Gold prices surged to seven-year highs on Tuesday as rising fears over the scale of the impending economic downturn continue to drive investors away from risk.
Spot gold climbed 1.5% to surpass $1,739 per troy ounce (/oz) during afternoon trade in Europe, its highest point since October 2012.
The precious metal has now recaptured all of the ground it lost during the initial broad market meltdown as the coronavirus pandemic spread rapidly last month. This latest resurgence, according to AJ Bell Investment Director Russ Mould, could perhaps “lay the groundwork for a return to the all-time high of $1,900 reached in autumn 2011.”
Gold tends to benefit from stimulus measures by central banks, which have been abundant in recent weeks as monetary policymakers scramble to cushion the economic blow from prolonged lockdowns around the world.
“I think it’s important to say now that the wind is very likely in gold’s sails,” Rick Rule, president and CEO of Sprott, a U.S. investment manager specializing in precious metals, said in a note to investors Thursday, suggesting that the macro factors strongly favor gold.
Across the first quarter, spot gold was up 3.95% while the S&P 500 sank by 19.6%.
Rule said that many investors had questioned why gold had not responded to the liquidity crisis which has plagued other asset classes in recent weeks.
But he said: “Gold did respond to the liquidity crisis — people who owned gold had liquidity and their liquidity was called on. They had to sell what had a bid, that included gold, to add to the liquidity.”

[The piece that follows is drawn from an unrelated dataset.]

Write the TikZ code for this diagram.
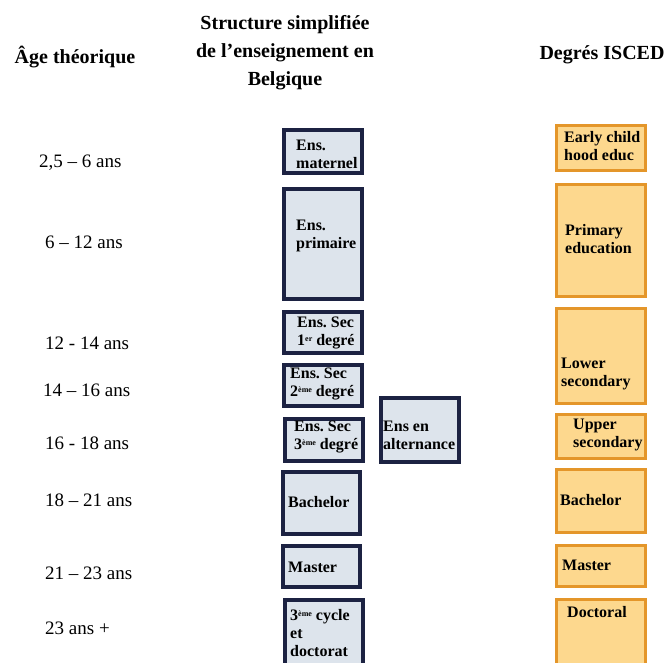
\documentclass[tikz,border=0pt]{standalone}
\usepackage{fontspec}
\setmainfont{Liberation Serif}
\usepackage{tikz}
\usetikzlibrary{fit, positioning}

\definecolor{ensfill}{RGB}{221,228,236}
\definecolor{ensline}{RGB}{28,34,66}
\definecolor{iscfill}{RGB}{253,216,142}
\definecolor{iscline}{RGB}{228,150,42}

\newcommand{\ordsup}[1]{\raisebox{0.55ex}{\fontsize{8}{8}\selectfont #1}}
\frenchspacing

\begin{document}
\begin{tikzpicture}[x=1pt,y=-1pt,
  ens/.style={draw=ensline,fill=ensfill,line width=3.6pt,inner sep=0pt},
  isc/.style={draw=iscline,fill=iscfill,line width=3pt,inner sep=0pt},
  boxtxt/.style={anchor=west,inner sep=0pt,align=left,font=\fontsize{16}{18}\selectfont\bfseries},
  head/.style={inner sep=0pt,align=center,font=\fontsize{20}{28}\selectfont\bfseries},
  age/.style={anchor=west,inner sep=0pt,font=\fontsize{19}{22}\selectfont}]
  \useasboundingbox (0,0) rectangle (665,663);
  \clip (0,0) rectangle (665,663);

  % headers
  \node[head] (hage) at (75,57)  {Âge théorique};
  \node[head] (hstr) at (285,53) {Structure simplifiée\\de l’enseignement en\\Belgique};
  \node[head] (hisc) at (602,55) {Degrés ISCED};

  % ages
  \node[age] (a1) at (39,163) {2,5 – 6 ans};
  \node[age] (a2) at (45,242) {6 – 12 ans};
  \node[age] (a3) at (45,343) {12 - 14 ans};
  \node[age] (a4) at (43,390) {14 – 16 ans};
  \node[age] (a5) at (45,443) {16 - 18 ans};
  \node[age] (a6) at (45,500) {18 – 21 ans};
  \node[age] (a7) at (45,573) {21 – 23 ans};
  \node[age] (a8) at (45,628) {23 ans +};

  % enseignement en Belgique
  \node[ens, fit={(284,130) (362,173)}] (mat)  {};
  \node[ens, fit={(284,189) (362,299)}] (prim) {};
  \node[ens, fit={(284,312) (362,353)}] (sec1) {};
  \node[ens, fit={(284,365) (362,406)}] (sec2) {};
  \node[ens, fit={(285,419) (363,461)}] (sec3) {};
  \node[ens, fit={(381,398) (459,462)}] (alt)  {};
  \node[ens, fit={(283,472) (360,534)}] (bach) {};
  \node[ens, fit={(283,546) (360,587)}] (mast) {};
  \node[ens, fit={(285,600) (363,672)}] (doct) {};

  \node[boxtxt] (matT)  at (296,154) {Ens.\\maternel};
  \node[boxtxt] (primT) at (296,236) {Ens.\\primaire};
  \node[boxtxt] (sec1T) at (297,333) {Ens. Sec\\1\ordsup{er} degré};
  \node[boxtxt] (sec2T) at (290,384) {Ens. Sec\\2\ordsup{ème} degré};
  \node[boxtxt] (sec3T) at (294,437) {Ens. Sec\\3\ordsup{ème} degré};
  \node[boxtxt] (altT)  at (383,435) {Ens en\\alternance};
  \node[boxtxt] (bachT) at (288,502) {Bachelor};
  \node[boxtxt] (mastT) at (288,567) {Master};
  \node[boxtxt] (doctT) at (290,633) {3\ordsup{ème} cycle\\et\\doctorat};

  % ISCED
  \node[isc, fit={(556,126) (645,171)}] (i0) {};
  \node[isc, fit={(556,185) (645,297)}] (i1) {};
  \node[isc, fit={(556,309) (645,404)}] (i2) {};
  \node[isc, fit={(556,415) (645,459)}] (i3) {};
  \node[isc, fit={(556,470) (645,532)}] (i6) {};
  \node[isc, fit={(556,545) (645,586)}] (i7) {};
  \node[isc, fit={(556,599) (645,672)}] (i8) {};

  \node[boxtxt] (i0T) at (564,146) {Early child\\hood educ};
  \node[boxtxt] (i1T) at (565,239) {Primary\\education};
  \node[boxtxt] (i2T) at (561,374) {Lower\\secondary};
  \node[boxtxt] (i3T) at (573,435) {Upper\\secondary};
  \node[boxtxt] (i6T) at (560,500) {Bachelor};
  \node[boxtxt] (i7T) at (562,565) {Master};
  \node[boxtxt] (i8T) at (567,612) {Doctoral};
\end{tikzpicture}
\end{document}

Rule added that the policy response from governments and central banks, namely fiscal stimulus, quantitative easing (QE) and the lowering of interest rates, was also driving the gold price higher.
Dollar purchasing power
“The most important determinant in my career of the gold price — I’m not trying to say that there haven’t been geopolitical events or other things moving the price of gold — but the thing that’s moved the price of gold mostly in my career has been faith — or lack of faith — in the ongoing purchasing power of the U.S. dollar; most importantly the U.S. dollar expressed by the U.S. 10-year Treasury,” Rule said.

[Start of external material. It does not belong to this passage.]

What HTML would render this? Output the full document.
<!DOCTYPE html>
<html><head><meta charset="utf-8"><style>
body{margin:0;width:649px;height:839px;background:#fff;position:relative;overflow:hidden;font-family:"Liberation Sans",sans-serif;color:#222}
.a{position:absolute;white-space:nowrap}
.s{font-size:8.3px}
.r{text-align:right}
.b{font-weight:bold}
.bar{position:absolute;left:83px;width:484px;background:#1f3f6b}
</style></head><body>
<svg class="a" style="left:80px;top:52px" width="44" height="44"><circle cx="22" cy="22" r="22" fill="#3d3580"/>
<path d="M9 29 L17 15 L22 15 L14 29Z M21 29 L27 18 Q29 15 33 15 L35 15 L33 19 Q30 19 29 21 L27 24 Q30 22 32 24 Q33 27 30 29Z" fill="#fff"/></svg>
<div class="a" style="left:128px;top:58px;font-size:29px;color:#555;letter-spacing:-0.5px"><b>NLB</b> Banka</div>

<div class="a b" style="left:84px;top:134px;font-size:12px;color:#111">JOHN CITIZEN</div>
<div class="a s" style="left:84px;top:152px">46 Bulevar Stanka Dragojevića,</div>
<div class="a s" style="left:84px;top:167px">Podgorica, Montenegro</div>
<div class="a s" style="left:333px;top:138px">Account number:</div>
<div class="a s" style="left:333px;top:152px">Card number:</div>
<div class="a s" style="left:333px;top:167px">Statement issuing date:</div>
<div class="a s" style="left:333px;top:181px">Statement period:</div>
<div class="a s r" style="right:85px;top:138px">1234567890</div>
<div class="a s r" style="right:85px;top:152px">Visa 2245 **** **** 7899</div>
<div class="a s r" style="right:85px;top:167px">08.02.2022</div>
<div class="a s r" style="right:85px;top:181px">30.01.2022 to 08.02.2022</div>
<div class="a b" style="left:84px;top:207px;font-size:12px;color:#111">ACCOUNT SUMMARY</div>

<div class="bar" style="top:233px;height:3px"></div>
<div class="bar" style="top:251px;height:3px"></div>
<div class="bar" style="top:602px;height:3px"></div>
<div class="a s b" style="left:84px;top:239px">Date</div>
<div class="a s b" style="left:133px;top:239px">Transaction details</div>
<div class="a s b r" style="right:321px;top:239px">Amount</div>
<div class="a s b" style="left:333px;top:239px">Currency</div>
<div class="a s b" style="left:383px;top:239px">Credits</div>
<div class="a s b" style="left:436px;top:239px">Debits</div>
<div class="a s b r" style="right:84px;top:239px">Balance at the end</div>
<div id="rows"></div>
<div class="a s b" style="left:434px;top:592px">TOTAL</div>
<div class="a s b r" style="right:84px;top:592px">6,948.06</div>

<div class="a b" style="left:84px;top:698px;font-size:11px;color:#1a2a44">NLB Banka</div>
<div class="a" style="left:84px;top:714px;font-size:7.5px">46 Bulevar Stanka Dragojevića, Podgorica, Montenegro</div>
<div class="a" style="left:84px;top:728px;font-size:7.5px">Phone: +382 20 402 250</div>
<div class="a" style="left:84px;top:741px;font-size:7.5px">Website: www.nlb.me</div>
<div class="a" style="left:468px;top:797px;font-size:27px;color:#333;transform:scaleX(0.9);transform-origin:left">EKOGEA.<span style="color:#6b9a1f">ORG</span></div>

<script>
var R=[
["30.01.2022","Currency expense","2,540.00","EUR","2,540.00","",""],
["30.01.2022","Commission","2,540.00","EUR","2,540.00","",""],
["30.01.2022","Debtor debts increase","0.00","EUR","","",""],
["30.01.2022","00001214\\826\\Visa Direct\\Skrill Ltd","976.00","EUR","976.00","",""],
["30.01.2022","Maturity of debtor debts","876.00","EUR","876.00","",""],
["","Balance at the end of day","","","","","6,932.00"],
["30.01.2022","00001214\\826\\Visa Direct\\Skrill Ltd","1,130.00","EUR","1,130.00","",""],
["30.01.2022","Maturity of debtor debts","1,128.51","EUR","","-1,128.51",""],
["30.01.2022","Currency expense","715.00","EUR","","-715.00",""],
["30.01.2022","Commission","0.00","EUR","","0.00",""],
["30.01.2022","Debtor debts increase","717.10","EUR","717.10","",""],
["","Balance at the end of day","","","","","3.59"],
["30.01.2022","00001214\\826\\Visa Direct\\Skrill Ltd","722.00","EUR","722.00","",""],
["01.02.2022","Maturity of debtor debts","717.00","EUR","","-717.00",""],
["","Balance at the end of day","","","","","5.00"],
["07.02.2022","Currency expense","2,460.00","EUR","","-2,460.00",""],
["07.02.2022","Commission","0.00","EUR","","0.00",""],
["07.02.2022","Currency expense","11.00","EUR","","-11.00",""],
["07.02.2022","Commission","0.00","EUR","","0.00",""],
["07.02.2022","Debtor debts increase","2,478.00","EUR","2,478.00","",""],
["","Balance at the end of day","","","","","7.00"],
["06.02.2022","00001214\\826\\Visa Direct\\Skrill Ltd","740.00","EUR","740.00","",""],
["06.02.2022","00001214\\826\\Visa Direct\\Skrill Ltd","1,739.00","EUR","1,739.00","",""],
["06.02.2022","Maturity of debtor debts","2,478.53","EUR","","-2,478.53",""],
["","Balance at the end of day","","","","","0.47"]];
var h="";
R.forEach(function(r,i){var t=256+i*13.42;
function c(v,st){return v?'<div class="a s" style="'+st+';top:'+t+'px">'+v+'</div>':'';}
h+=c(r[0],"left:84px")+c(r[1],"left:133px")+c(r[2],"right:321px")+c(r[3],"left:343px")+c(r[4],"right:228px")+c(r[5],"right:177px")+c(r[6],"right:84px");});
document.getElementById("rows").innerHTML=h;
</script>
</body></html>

The dollar has lost considerable ground from its highs in late March, when investors poured into the world’s most liquid currency to insulate themselves from the havoc being wrought on risk assets. The 10-year Treasury yield, meanwhile, has been on a volatile, but generally downward trajectory during the crisis, although it has ticked up again over the first two weeks of the second quarter.

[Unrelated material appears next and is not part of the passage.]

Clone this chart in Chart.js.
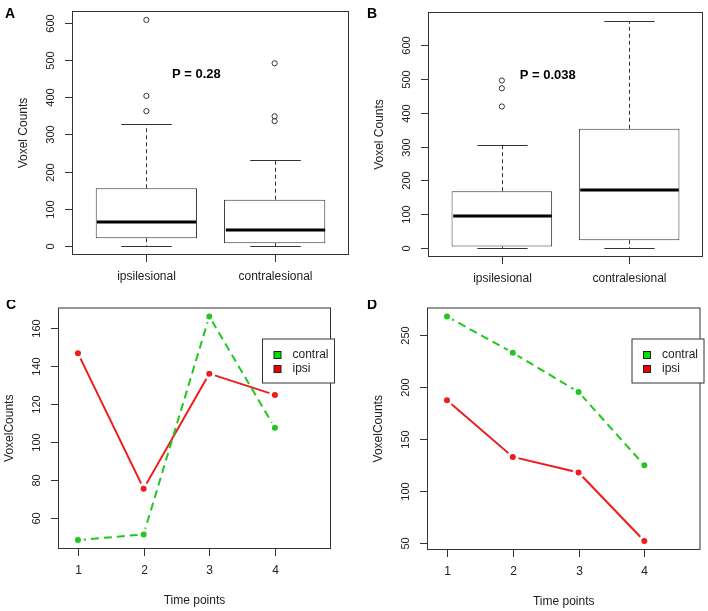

As gold is traditionally priced in dollars, when the greenback falls in value then gold prices rise.
A second factor driving prices, Rule told investors, was the increasing U.S. federal debt burden.
“What the coronavirus has spawned is $4 trillion in additional expenditure with very little probable long-term benefit. I think it is pretty clear that, first, the debasement of the currency as a consequence of quantitative easing or counterfeiting is occurring,” Rule said.
The second thing occurring was that “the debit side of our balance sheet is increasing at the same time that our ability to service it is decreasing,” he added, suggesting that this raises the question of who is going to buy the bonds.